Anti-Supremacist Statement

All discussions of tarot on this blog are specifically anti-supremacist. As a person of European descent, I reject the narrative that tarot is a purely European phenomenon or that it should be used only by “white” people. I understand that some of my ancestors, specifically those from places like Alsace and the Rhenish Palatinate, may have used these decks for game play and I am interested in what the imagery of those decks has to say about the world in which my ancestors lived. But I reject any claim that tarot is only authentic to those descended from Europeans, or that tarot decks need to feature Europeans to be legitimate.

The four-suited card deck was not invented by Europeans. It was co-created over several centuries by people across East and Central Asia, the Middle East, and northern Africa before arriving in Europe in the 1300s. The specific contribution of Europeans is the 22-card trionfi, or trumps, now often known as the Major Arcana. In discussions of historical and present-day tarots, there is no room for Euro-centric purism. As a card game and as a tool of divination, tarot is by the people and of the people; it continues to change and be enriched as it encounters new cultures. And that is as it should be.

Those of us who are of European descent have to be vigilant to make sure that our culture is not mis-appropriated by those who would distort our history and our sacred tools in order to build white supremacist and white nationalist narratives. That is why from March 2021 going forward, discussions of historical tarot decks, like Tarot de Marseille and the Visconti-Sforza deck, will link to this statement.

Signal Boost: Tarot, Spirituality, #BLACKLIVESMATTER

This post started out as a signal boost for Virginia Rosenberg’s article, but I’m actually just going to add some more stuff because I found some more stuff that needs to be added.

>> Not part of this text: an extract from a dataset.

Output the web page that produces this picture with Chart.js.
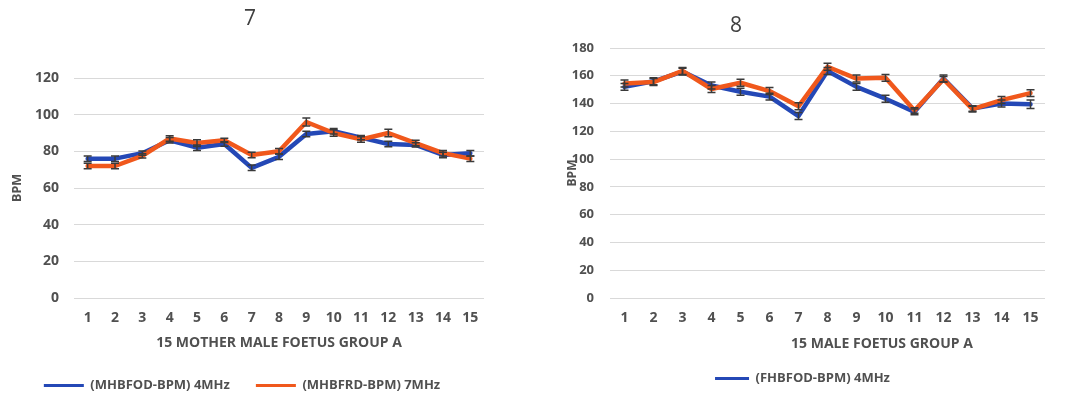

The last 4 or 5 days have broken up a lot of encrusted structures in my mind about privilege, whiteness, and white guilt. On Thursday, I bought the book Radical Dharma after hearing about the killings of Alton Sterling and Philando Castile because I didn’t know what to do with my broken heart. Then my heart broke in a different way on Friday morning when I heard about the shooting in Dallas. I wrote a little about all this on my other blog and also began to use tarot to interrogate whiteness, which was heartbreaking in yet another way. I want to write up the results of that reading (hopefully ongoing practice) but for now, here are the words of others.

7 Question for Earnest Allies

by Siobhan of Siobhan’s Mirror

Thank you, thank you Siobhan for this gift.

Use the questions below to journal. Use them as a tarot spread. Use them as a conversation starter but make sure your conversation partner has the energy or interest in engaging these kinds of questions. Use these questions to know yourself better. Use them how you will. Or don’t and save them for later. Take a healing bath instead. May your inquiry be led by love. Even when it burns white hot and lives in you as anger. May your inquiry be a prayer for hope or a precursor for action. May your own truth lead you.

Where does a healer’s anger go? Beyond love and light

by Asali of Asali Earthwork

I could ask you to show me where in space and time it is written that there is love, light, and goodness in the murder of a man in front of his family, but I won’t. I could ask you to show me where in the stars is the hope when Black trans women are killed for daring to live. I could ask you to show me where on the dirt we walk on is the reason for Black femmes and mothers heartbreak and dying. I’ll say this instead.

Your silence is complicit in my murder.

That you remain silent while claiming the identity of healer in any form only makes it worse. That I am asked as a healer to remain silent about my pain is unacceptable and is killing me.

 Converting Hidden Spiritual Racism into Sacred Activism: An Open Letter to Spiritual White Folks

by Virginia Rosenberg

  • Emphasizing “positive vibrations” versus “negative emotions” is another way of perpetuating oppression through distancing yourself.

  • Beware of giving advice that stems from fear. Telling others to “be the light” when they are experiencing intense emotional reactions is destabilizing and promotes falsehood and confusion. Manipulating the feelings of others is psychologically and emotionally damaging.

  • This type of advice robs us of personal inner sovereignty. It removes us from an authentic relationship with our inborn navigation system and prevents healing. It also renders us ineffective to deal with reality and contribute to healthy change.

What Asali and Virginia are addressing is a tendency prevalent in many spiritual communities to avoid discussing violence, oppression, and privilege because those topics are “low vibe” (the New Age way of putting it) or signify anger and attachment (the Buddhist way of putting it.) White folks need to realize that the option of not discussing these things is itself a privilege. Furthermore, shutting people down by telling them that they are too attached, angry, or low vibe in reaction to violence and oppression is nothing other than spiritual bypass at the community level and creates toxic communities. It’s a way of pathologizing our pain for the world.

If we are all interconnected–which most spiritual communities believe–and there is pain and injustice happening somewhere in the world, we will feel pain and that pain itself is a sign of our interconnection. (See Joanna Macy’s Work That Reconnects for more on this.) Let’s honor our pain, feel it fully, and let it move us to action.